Margaret Stephens wants everyone to know she is alive — and kicking.
The longtime Hope resident was shocked to hear of her own death, as told to her by Elections B.C. last Thursday.
She knew she hadn’t received a voting card in the mail, so she took her small, previously issued, voters card with her when she headed to the polls. A regular voter, she intended to vote for her new MLA.
When she arrived, she was told she was not on the list, and that she could register on site. And she would have, she said, if the exact same thing hadn’t happened before.
But it did. In 2009, she was told the same thing.
“I reapplied then (in 2009), and I thought I was okay,” she said.
So, sensing something was entirely wrong, Stephens headed home and called Elections BC directly. It was there she was told she was listed as deceased.
“When did i die?,” she asked them. “There is somebody walking around here on two legs, so tell me when did I die?”
But she wasn’t going to let that stop her. She marched back to the polling station, registered onsite, and cast her ballot.
But her experience has her wondering how accurate the entire elections system is.
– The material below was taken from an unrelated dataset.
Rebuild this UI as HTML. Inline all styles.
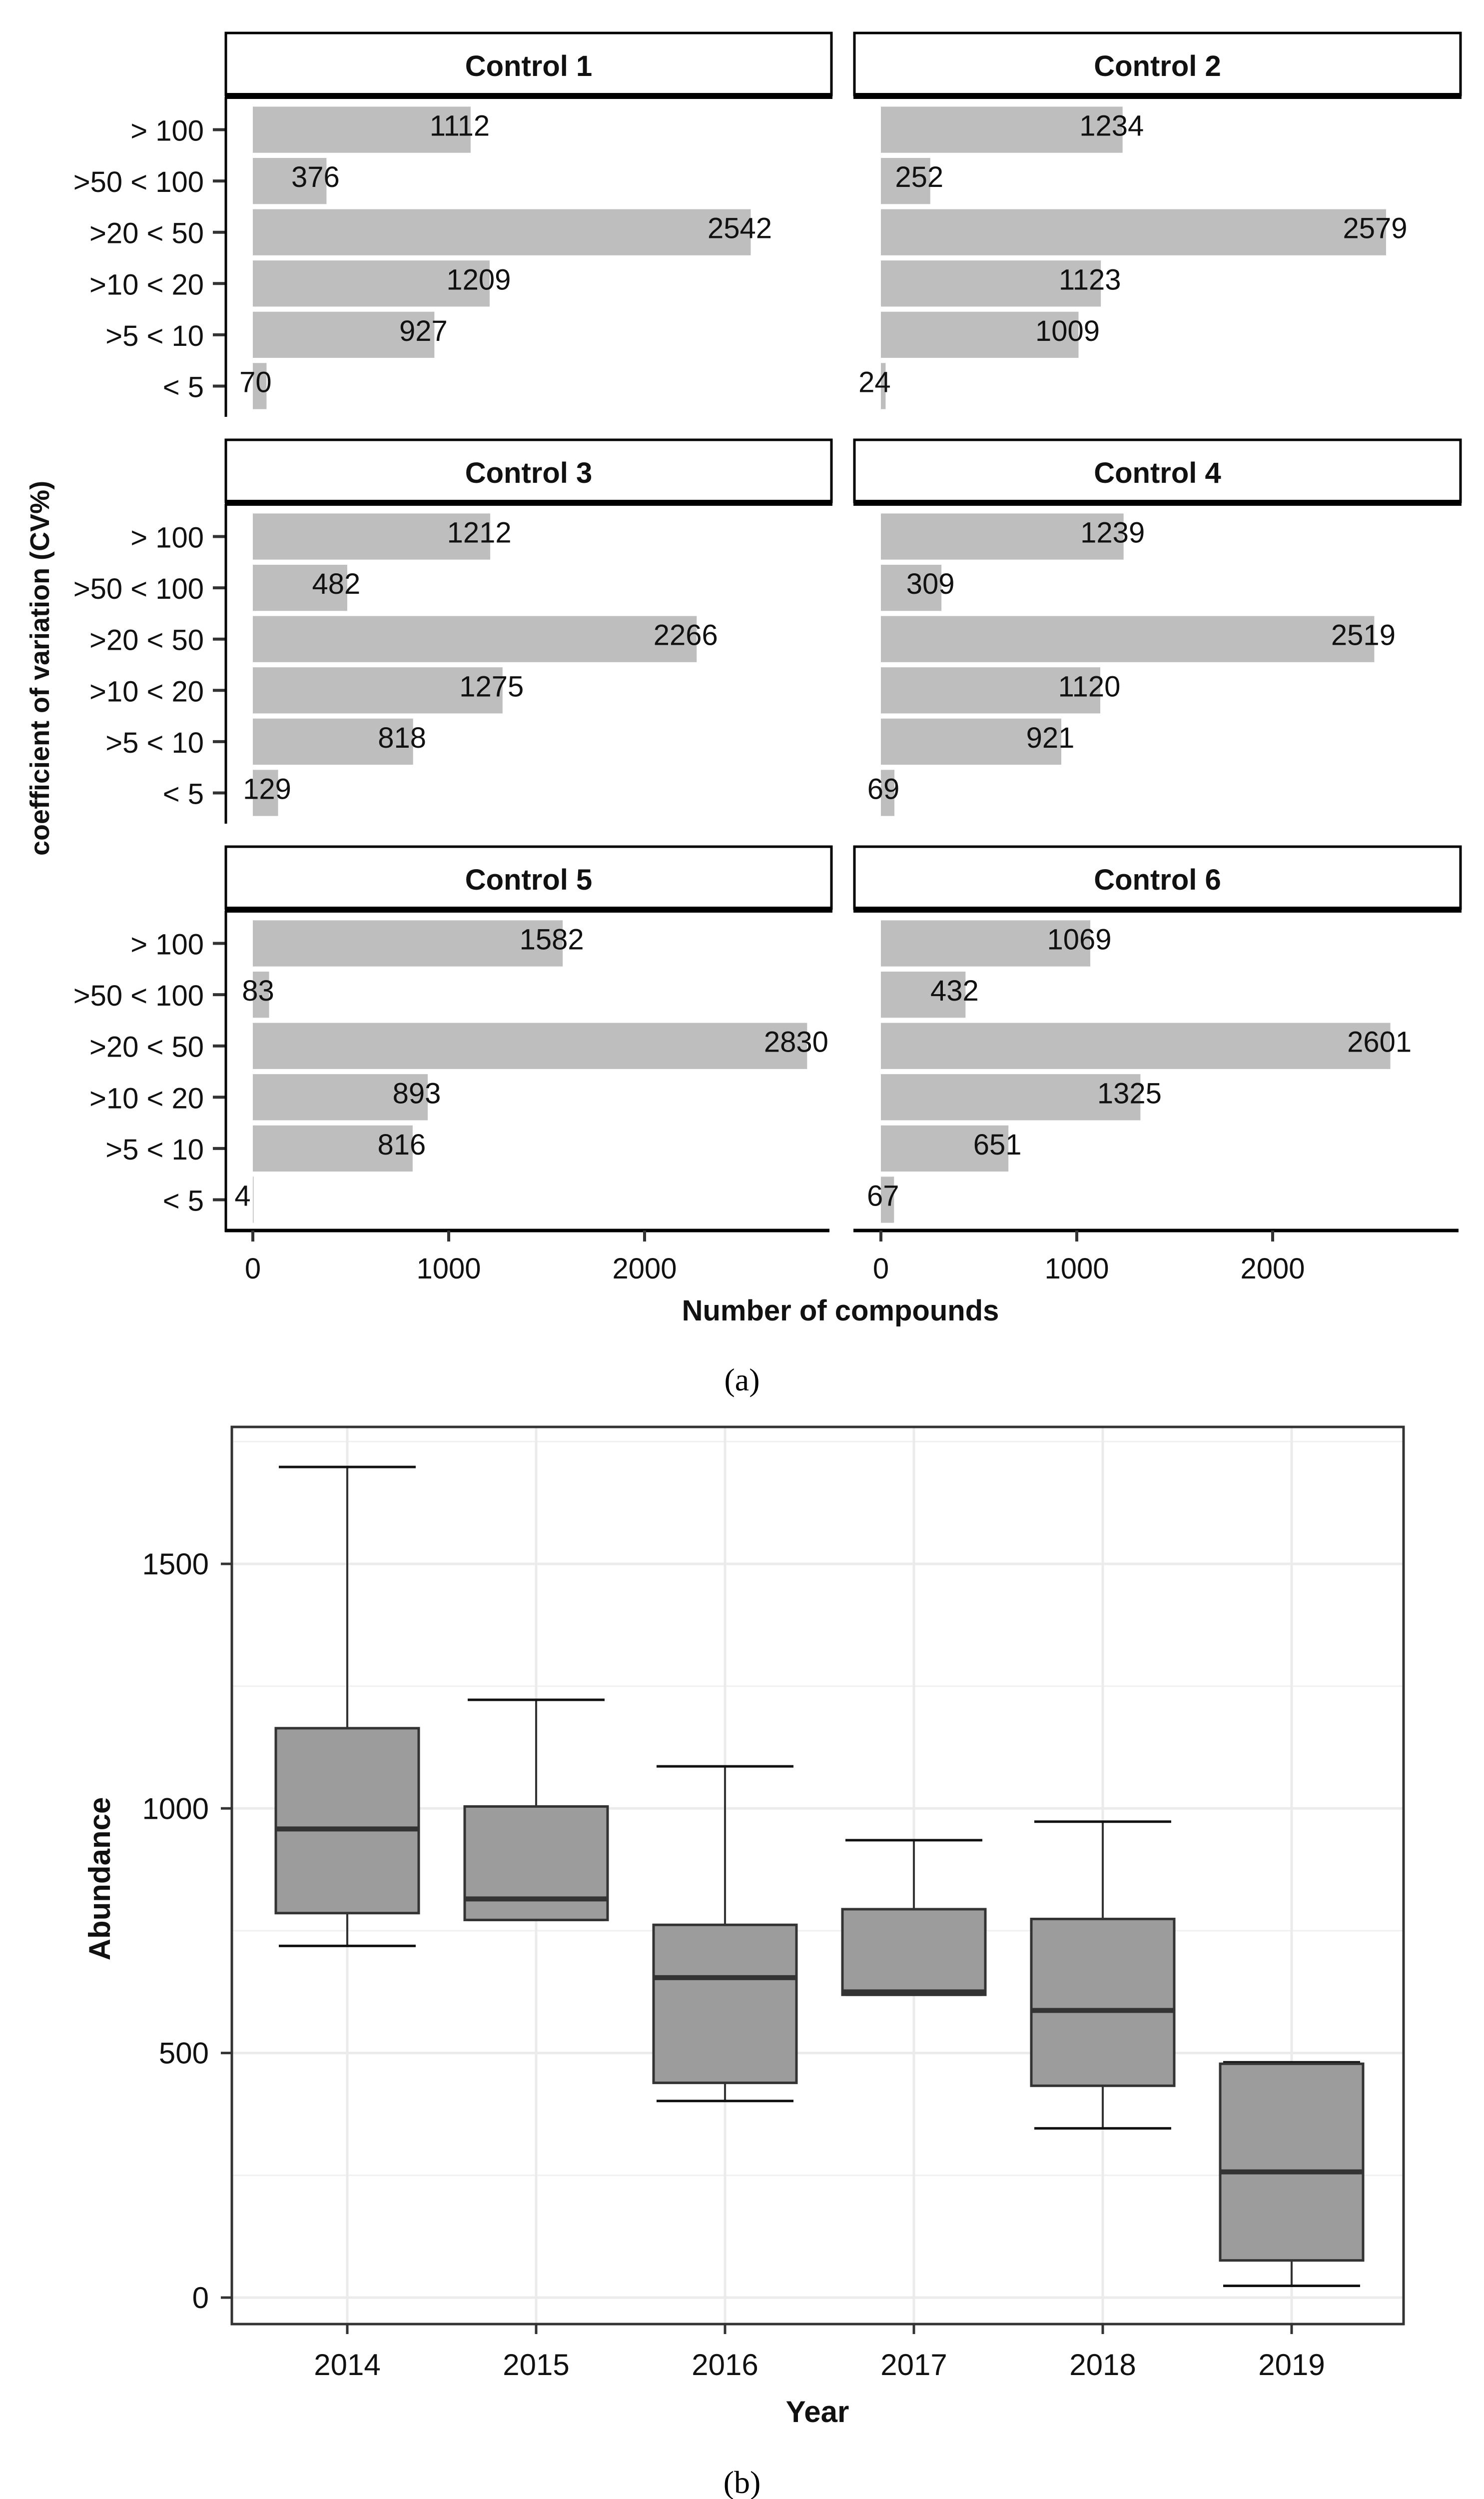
<!DOCTYPE html>
<html><head><meta charset="utf-8"><style>
html,body{margin:0;padding:0;background:#fff;width:2970px;height:5038px;overflow:hidden;position:relative;}
svg{display:block;position:absolute;left:0;top:0;font-family:"Liberation Sans",sans-serif;overflow:hidden;}
</style></head><body>
<svg id="fig" width="2970" height="5038" viewBox="0 0 2970 5038">
<g id="facets"></g>
<g id="boxes"></g>
</svg>
<script>
const NS='http://www.w3.org/2000/svg';
function mk(tag,attrs,parent,txt){const e=document.createElementNS(NS,tag);for(const k in attrs)e.setAttribute(k,attrs[k]);if(txt!==undefined)e.textContent=txt;parent.appendChild(e);return e;}

// ---------- Chart (a) data ----------
const cvCategories=['> 100','>50 < 100','>20 < 50','>10 < 20','>5 < 10','< 5'];
const panelNames=['Control 1','Control 2','Control 3','Control 4','Control 5','Control 6'];
const control1=[1112,376,2542,1209,927,70];
const control2=[1234,252,2579,1123,1009,24];
const control3=[1212,482,2266,1275,818,129];
const control4=[1239,309,2519,1120,921,69];
const control5=[1582,83,2830,893,816,4];
const control6=[1069,432,2601,1325,651,67];
const xTicks=[0,1000,2000];

const panelValues=[control1,control2,control3,control4,control5,control6];
const fa=document.getElementById('facets');
const colX=[{axis:452,zero:506,right:1664},{axis:1710,zero:1763,right:2923}];
const rowT=[64,878,1692];
const pxPerUnit=0.392;
const plotH=636;
const step=plotH/6.2;

panelValues.forEach((vals,p)=>{
  const c=colX[p%2], T=rowT[Math.floor(p/2)], row=Math.floor(p/2);
  const g=mk('g',{},fa);
  
  
  const sx=v=>c.zero+v*pxPerUnit;
  const plotTop=T+134;
  const s=mk('rect',{x:c.axis,y:T+2,width:c.right-c.axis,height:124,fill:'#fff',stroke:'#000','stroke-width':5},g);
  
  
  mk('rect',{x:c.axis-2,y:T+122,width:c.right-c.axis+4,height:12,fill:'#000'},g);
  const st=mk('text',{x:(c.axis+c.right)/2,y:T+88,'text-anchor':'middle','font-size':58,'font-weight':'bold',fill:'#111'},g,panelNames[p]);
  
  
  vals.forEach((v,i)=>{
    const cy=plotTop+step*(0.6+i);
    const r=mk('rect',{x:c.zero,y:cy-step*0.45,width:Math.max(1,sx(v)-c.zero),height:step*0.9,fill:'#bebebe'},g);
    
    
    const t=mk('text',{x:sx(v)-22,y:cy+12,'text-anchor':'middle','font-size':58,fill:'#111'},g,String(v));
    
    
    if(p%2===0){
      mk('line',{x1:c.axis-26,x2:c.axis,y1:cy,y2:cy,stroke:'#333','stroke-width':6},g);
      const yl=mk('text',{x:c.axis-44,y:cy+22,'text-anchor':'end','font-size':58,fill:'#111'},g,cvCategories[i]);
      
      
    }
  });
  if(p%2===0){mk('line',{x1:c.axis,x2:c.axis,y1:plotTop-4,y2:plotTop+plotH+(row===2?3:0),stroke:'#000','stroke-width':5},g);}
  if(row===2){
    mk('line',{x1:c.axis-2,x2:c.right-4,y1:plotTop+plotH,y2:plotTop+plotH,stroke:'#000','stroke-width':7},g);
    xTicks.forEach(tv=>{
      mk('line',{x1:sx(tv),x2:sx(tv),y1:plotTop+plotH,y2:plotTop+plotH+22,stroke:'#333','stroke-width':6},g);
      const xl=mk('text',{x:sx(tv),y:plotTop+plotH+96,'text-anchor':'middle','font-size':58,fill:'#111'},g,String(tv));
      
      
    });
  }
});
const xt=mk('text',{x:1682,y:2642,'text-anchor':'middle','font-size':58,'font-weight':'bold',fill:'#111'},fa,'Number of compounds');


const yt=mk('text',{x:0,y:0,transform:'translate(98,1337) rotate(-90)','text-anchor':'middle','font-size':54,'font-weight':'bold',fill:'#111'},fa,'coefficient of variation (CV%)');


const ca=mk('text',{x:1485,y:2782,'text-anchor':'middle','font-size':64,'font-family':'Liberation Serif, serif',fill:'#000'},fa,'(a)');



// ---------- Chart (b) data ----------
const years=['2014','2015','2016','2017','2018','2019'];
const whiskerHigh=[1698,1222,1086,935,973,481];
const q3=[1164,1004,762,794,774,478];
const medians=[958,815,654,625,587,257];
const q1=[786,772,439,619,433,76];
const whiskerLow=[719,772,402,619,346,24];
const yTicks=[0,500,1000,1500];

const bx=document.getElementById('boxes');
const L=464,R=2809,TOP=2855,BOT=4650;
const sy=v=>4597-v*0.9787;
const sxb=i=>695+i*378;
const bw=286;
mk('rect',{x:L,y:TOP,width:R-L,height:BOT-TOP,fill:'#fff'},bx);
[250,750,1250,1750].forEach(v=>mk('line',{x1:L,x2:R,y1:sy(v),y2:sy(v),stroke:'#f0f0f0','stroke-width':3},bx));
yTicks.forEach(v=>mk('line',{x1:L,x2:R,y1:sy(v),y2:sy(v),stroke:'#ebebeb','stroke-width':5},bx));
years.forEach((y,i)=>mk('line',{x1:sxb(i),x2:sxb(i),y1:TOP,y2:BOT,stroke:'#ebebeb','stroke-width':5},bx));
years.forEach((y,i)=>{
  const cx=sxb(i);
  const g=mk('g',{},bx);
  
  
  mk('line',{x1:cx,x2:cx,y1:sy(whiskerHigh[i]),y2:sy(q3[i]),stroke:'#333','stroke-width':4},g);
  mk('line',{x1:cx,x2:cx,y1:sy(q1[i]),y2:sy(whiskerLow[i]),stroke:'#333','stroke-width':4},g);
  mk('line',{x1:cx-137,x2:cx+137,y1:sy(whiskerHigh[i]),y2:sy(whiskerHigh[i]),stroke:'#111','stroke-width':5},g);
  mk('line',{x1:cx-137,x2:cx+137,y1:sy(whiskerLow[i]),y2:sy(whiskerLow[i]),stroke:'#111','stroke-width':5},g);
  mk('rect',{x:cx-bw/2,y:sy(q3[i]),width:bw,height:sy(q1[i])-sy(q3[i]),fill:'#9c9c9c',stroke:'#333','stroke-width':5},g);
  mk('line',{x1:cx-bw/2,x2:cx+bw/2,y1:sy(medians[i]),y2:sy(medians[i]),stroke:'#333','stroke-width':10},g);
  mk('line',{x1:cx,x2:cx,y1:BOT,y2:BOT+20,stroke:'#333','stroke-width':5},bx);
  const t=mk('text',{x:cx,y:4752,'text-anchor':'middle','font-size':60,fill:'#111'},bx,y);
  
  
});
yTicks.forEach(v=>{
  mk('line',{x1:L-22,x2:L,y1:sy(v),y2:sy(v),stroke:'#333','stroke-width':5},bx);
  const t=mk('text',{x:L-46,y:sy(v)+21,'text-anchor':'end','font-size':60,fill:'#111'},bx,String(v));
  
  
});
const fr=mk('rect',{x:L,y:TOP,width:R-L,height:BOT-TOP,fill:'none',stroke:'#333','stroke-width':5},bx);


const yr=mk('text',{x:1636,y:4846,'text-anchor':'middle','font-size':60,'font-weight':'bold',fill:'#111'},bx,'Year');


const ab=mk('text',{x:0,y:0,transform:'translate(220,3759) rotate(-90)','text-anchor':'middle','font-size':60,'font-weight':'bold',fill:'#111'},bx,'Abundance');


const cb=mk('text',{x:1485,y:4988,'text-anchor':'middle','font-size':64,'font-family':'Liberation Serif, serif',fill:'#000'},bx,'(b)');


</script>
</body></html>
“I am cross,” she said. “I have lived in Hope for 78 years, lived in the same house for 56 years. Where is my ballot?”
She wonders what happened when she registered at the polling station in 2009, and whether her vote was ever recorded. She wonders what will happen to her vote this time around, too.
“It’s got to be cleaned up,” she said. “It’s my privilege to vote and it’s my right to vote, and I don’t know where my name has gone.”
She had been trying to get in touch with newly-elected MLA Gwen O’Mahony, to get help in finding out what went wrong. She also wants an apology, and proof that she is now a registered voter. O’Mahony has not yet been sworn in, but has been in Victoria all week getting a crash course in politics.
The Observer caught up with her between meetings, and put the two women in contact.
By chance, Bill-33 is being discussed this week, which in part discusses door-to-door enumeration.
“This is quite timely, given what is being discussed right now,” she said. She agrees the issue is troubling, and vowed to help Stephens find out what happened.
“Sure people make mistakes,” O’Mahony said. “But what this does is it tears at the fiber of trust.”
“The Liberals feel we have the best, most up-to-date voters list, but there are obviously still issues.”
She is hoping to see a return of timely, door-to-door enumeration, to clean up the voters list.
Stephens, clearly, wants something to be done, too.
“Something is fishy in Denmark,” she said.